--- start ---

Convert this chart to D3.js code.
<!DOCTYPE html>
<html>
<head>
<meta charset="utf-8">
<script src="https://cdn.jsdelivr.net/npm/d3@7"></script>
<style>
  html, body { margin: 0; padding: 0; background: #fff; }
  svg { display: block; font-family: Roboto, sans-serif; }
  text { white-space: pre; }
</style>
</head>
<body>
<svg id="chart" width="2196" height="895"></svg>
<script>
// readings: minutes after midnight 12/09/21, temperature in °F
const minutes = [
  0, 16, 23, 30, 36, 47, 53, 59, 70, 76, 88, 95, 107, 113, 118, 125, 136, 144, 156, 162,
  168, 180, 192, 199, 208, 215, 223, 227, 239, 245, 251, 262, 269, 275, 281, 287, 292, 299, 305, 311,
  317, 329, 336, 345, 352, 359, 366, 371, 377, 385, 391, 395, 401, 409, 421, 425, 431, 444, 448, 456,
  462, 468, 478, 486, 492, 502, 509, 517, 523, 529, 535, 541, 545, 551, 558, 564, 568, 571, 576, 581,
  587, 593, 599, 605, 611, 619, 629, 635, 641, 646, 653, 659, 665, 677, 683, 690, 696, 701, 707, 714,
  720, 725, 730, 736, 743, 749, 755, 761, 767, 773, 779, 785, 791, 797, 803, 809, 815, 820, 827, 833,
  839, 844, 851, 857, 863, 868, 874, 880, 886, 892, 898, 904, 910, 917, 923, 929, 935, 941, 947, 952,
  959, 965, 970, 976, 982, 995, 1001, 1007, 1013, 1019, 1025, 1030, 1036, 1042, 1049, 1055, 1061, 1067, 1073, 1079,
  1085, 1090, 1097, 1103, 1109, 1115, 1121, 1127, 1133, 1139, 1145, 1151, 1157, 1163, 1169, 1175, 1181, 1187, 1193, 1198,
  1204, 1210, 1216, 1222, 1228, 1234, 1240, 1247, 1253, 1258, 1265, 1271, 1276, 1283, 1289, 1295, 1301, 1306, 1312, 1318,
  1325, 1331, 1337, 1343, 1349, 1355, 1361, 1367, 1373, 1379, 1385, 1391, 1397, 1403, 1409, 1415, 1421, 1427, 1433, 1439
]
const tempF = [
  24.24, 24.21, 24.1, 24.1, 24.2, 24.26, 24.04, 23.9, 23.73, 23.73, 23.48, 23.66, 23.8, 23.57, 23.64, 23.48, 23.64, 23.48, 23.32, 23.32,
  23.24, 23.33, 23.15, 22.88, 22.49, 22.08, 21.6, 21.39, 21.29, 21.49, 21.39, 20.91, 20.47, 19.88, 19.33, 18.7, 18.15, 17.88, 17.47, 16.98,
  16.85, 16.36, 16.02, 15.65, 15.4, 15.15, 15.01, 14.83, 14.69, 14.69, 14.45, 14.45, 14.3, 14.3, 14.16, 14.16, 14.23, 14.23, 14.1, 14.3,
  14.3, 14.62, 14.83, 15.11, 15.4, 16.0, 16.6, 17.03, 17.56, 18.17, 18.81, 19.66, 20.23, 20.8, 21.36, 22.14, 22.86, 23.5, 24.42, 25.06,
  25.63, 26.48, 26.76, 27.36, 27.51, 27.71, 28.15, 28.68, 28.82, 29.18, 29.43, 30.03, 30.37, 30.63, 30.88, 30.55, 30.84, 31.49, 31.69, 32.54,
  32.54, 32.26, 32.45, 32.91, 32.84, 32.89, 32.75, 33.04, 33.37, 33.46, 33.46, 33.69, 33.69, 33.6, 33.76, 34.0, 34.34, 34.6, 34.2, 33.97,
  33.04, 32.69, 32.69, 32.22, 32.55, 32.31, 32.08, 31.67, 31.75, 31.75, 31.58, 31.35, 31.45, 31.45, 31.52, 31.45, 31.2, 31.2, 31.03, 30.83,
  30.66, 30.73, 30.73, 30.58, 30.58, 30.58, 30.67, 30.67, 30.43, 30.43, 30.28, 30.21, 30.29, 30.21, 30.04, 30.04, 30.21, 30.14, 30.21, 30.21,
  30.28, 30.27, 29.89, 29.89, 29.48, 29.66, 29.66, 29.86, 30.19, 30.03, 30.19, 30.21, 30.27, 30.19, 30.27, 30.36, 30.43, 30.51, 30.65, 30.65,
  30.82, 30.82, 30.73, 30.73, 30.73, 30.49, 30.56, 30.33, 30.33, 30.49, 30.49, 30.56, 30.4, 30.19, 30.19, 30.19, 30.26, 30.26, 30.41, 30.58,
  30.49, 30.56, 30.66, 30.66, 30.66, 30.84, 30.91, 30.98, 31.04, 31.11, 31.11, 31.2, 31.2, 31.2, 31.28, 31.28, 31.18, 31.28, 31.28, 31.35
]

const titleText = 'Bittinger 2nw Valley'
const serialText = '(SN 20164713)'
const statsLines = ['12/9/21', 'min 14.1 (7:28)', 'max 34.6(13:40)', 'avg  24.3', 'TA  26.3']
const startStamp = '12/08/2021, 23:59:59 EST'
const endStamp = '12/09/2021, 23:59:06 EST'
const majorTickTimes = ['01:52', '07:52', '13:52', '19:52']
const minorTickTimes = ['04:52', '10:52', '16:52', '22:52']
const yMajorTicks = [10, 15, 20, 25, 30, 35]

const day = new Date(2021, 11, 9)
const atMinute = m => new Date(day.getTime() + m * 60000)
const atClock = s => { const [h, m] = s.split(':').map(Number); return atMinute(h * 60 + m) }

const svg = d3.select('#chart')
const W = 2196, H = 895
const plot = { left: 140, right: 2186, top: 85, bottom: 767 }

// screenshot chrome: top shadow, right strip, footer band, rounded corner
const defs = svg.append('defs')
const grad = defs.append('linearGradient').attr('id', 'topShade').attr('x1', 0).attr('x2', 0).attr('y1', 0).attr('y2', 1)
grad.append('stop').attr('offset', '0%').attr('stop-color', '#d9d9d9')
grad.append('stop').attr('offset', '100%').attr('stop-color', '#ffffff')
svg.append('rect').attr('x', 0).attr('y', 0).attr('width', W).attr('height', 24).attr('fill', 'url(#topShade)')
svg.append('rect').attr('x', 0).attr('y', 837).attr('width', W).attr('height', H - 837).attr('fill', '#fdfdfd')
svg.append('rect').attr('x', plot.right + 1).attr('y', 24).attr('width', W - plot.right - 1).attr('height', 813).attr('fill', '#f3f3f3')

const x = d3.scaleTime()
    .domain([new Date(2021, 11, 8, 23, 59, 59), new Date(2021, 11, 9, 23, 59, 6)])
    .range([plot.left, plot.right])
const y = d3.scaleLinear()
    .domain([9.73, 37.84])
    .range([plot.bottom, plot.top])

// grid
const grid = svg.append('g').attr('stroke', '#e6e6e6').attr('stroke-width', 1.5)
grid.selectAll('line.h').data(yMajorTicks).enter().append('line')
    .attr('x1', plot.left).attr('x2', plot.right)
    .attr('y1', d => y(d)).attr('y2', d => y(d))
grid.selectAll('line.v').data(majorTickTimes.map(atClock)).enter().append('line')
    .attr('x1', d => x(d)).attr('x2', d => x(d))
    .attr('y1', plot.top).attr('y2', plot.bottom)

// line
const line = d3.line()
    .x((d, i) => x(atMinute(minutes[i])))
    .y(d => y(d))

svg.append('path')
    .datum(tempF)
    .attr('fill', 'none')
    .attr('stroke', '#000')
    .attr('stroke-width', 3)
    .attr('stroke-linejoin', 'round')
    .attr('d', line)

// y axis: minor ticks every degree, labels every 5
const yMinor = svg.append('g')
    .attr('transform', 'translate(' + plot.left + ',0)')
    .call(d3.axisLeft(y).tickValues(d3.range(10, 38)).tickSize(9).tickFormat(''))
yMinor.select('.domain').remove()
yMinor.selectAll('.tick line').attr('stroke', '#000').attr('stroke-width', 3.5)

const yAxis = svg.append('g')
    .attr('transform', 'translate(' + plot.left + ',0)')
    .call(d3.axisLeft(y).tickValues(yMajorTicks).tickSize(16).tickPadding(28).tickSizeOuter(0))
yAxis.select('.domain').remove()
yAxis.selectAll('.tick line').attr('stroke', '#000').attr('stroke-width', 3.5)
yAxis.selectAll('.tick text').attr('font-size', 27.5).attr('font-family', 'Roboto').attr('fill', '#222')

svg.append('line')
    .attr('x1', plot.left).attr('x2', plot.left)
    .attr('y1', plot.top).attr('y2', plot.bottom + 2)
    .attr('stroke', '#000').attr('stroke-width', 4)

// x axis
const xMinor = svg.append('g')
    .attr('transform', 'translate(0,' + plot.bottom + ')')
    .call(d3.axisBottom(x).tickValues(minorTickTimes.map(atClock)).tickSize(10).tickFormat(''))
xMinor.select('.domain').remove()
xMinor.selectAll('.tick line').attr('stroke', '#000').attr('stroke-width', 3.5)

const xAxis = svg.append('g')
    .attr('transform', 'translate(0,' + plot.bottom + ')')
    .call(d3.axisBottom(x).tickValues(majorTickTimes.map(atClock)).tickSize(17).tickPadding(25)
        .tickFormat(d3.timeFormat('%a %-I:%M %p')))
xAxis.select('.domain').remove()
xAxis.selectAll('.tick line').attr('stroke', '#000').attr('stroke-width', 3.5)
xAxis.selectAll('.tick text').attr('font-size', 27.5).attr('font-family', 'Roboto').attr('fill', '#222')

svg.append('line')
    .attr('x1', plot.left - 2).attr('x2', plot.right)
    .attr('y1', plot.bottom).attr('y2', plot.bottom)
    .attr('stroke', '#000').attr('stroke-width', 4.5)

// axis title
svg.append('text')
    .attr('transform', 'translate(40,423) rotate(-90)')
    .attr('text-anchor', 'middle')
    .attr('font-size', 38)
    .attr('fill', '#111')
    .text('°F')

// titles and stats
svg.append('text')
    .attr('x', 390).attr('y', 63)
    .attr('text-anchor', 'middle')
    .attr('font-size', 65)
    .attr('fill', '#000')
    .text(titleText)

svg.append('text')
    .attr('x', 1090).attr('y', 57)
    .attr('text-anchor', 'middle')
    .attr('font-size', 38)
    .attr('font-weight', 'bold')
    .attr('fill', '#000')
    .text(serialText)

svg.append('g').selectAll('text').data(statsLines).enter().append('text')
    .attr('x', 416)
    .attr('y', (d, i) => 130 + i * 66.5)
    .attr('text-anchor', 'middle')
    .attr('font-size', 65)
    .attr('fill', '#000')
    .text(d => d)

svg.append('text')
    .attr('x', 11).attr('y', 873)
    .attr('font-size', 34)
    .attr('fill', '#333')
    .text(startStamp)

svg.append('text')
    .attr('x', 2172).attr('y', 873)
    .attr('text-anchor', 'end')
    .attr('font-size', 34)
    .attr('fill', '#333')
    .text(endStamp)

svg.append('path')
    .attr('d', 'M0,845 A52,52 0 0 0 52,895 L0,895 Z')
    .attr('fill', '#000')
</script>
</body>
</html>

--- end ---

Gather every line from the listing above in which the word "chart" appears.

▶ **COMPLETE OUTPUT**
Convert this chart to D3.js code.
<svg id="chart" width="2196" height="895"></svg>
const svg = d3.select('#chart')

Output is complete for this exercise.